Entries with chart source code
--- --- ---

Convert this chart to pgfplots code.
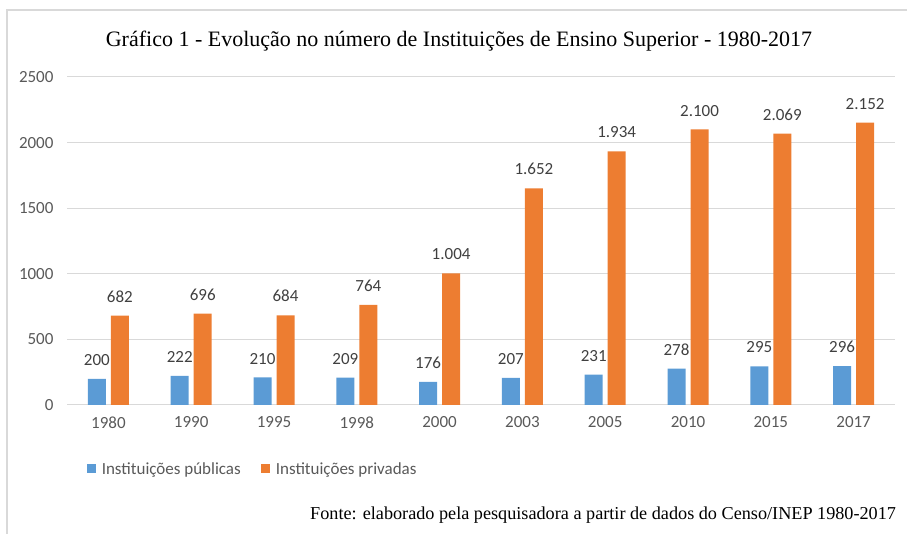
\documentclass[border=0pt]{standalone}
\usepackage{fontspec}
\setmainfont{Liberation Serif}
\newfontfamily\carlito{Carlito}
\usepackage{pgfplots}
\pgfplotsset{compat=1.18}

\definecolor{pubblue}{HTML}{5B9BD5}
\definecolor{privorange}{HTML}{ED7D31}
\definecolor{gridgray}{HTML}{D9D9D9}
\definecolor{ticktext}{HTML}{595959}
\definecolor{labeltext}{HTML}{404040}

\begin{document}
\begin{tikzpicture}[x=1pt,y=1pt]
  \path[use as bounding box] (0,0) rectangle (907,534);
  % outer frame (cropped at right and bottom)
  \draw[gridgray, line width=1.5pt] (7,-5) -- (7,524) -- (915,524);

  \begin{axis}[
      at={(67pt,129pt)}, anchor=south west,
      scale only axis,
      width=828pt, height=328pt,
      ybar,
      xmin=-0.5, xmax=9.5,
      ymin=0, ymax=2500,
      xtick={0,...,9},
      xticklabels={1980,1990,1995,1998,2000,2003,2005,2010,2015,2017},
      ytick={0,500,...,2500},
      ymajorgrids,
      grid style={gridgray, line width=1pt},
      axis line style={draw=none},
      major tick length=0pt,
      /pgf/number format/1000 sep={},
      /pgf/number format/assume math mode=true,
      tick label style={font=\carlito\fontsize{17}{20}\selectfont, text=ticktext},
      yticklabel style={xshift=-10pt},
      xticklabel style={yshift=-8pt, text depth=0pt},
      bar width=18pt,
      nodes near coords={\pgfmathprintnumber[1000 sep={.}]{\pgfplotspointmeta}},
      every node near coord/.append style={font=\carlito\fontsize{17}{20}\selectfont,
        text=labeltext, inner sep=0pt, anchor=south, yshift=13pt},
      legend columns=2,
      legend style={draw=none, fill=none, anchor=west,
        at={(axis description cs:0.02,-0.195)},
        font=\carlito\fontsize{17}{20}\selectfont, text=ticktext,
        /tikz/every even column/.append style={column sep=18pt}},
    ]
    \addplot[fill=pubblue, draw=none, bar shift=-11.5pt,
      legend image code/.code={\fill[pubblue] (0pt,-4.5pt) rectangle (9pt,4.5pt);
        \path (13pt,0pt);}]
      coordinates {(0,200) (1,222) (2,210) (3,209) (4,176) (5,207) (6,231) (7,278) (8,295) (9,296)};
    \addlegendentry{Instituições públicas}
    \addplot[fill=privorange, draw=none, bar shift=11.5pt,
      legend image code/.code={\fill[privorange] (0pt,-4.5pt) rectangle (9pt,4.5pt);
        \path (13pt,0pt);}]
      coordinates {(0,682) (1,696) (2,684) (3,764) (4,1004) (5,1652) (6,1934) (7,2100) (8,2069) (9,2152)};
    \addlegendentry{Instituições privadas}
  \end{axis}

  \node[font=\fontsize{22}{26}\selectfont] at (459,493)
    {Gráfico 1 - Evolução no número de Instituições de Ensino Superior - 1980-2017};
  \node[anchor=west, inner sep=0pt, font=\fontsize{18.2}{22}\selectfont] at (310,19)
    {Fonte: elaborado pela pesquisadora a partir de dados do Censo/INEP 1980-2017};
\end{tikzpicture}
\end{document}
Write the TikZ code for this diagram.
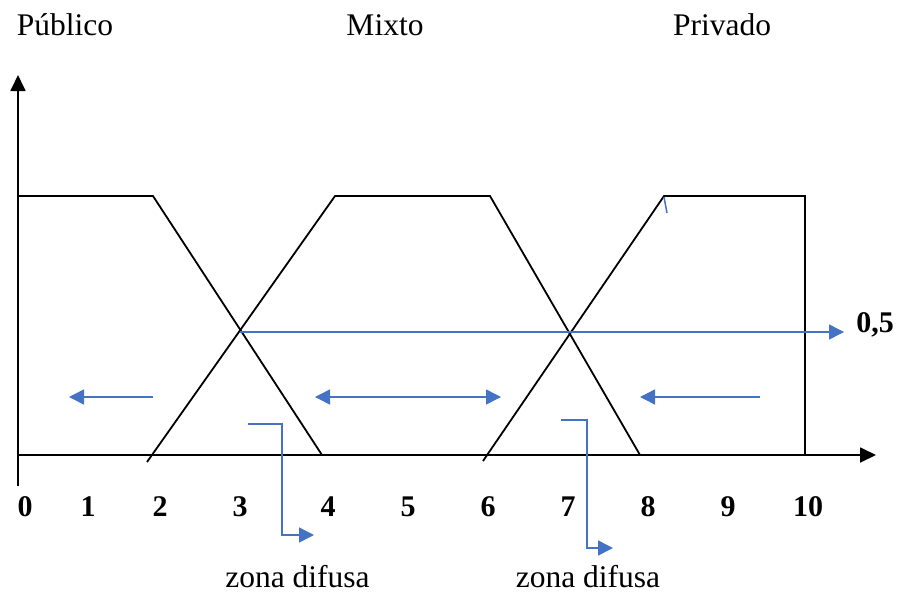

--- --- ---

From the listing above, copy all lines holding the word "this".

Convert this chart to pgfplots code.
Write the TikZ code for this diagram.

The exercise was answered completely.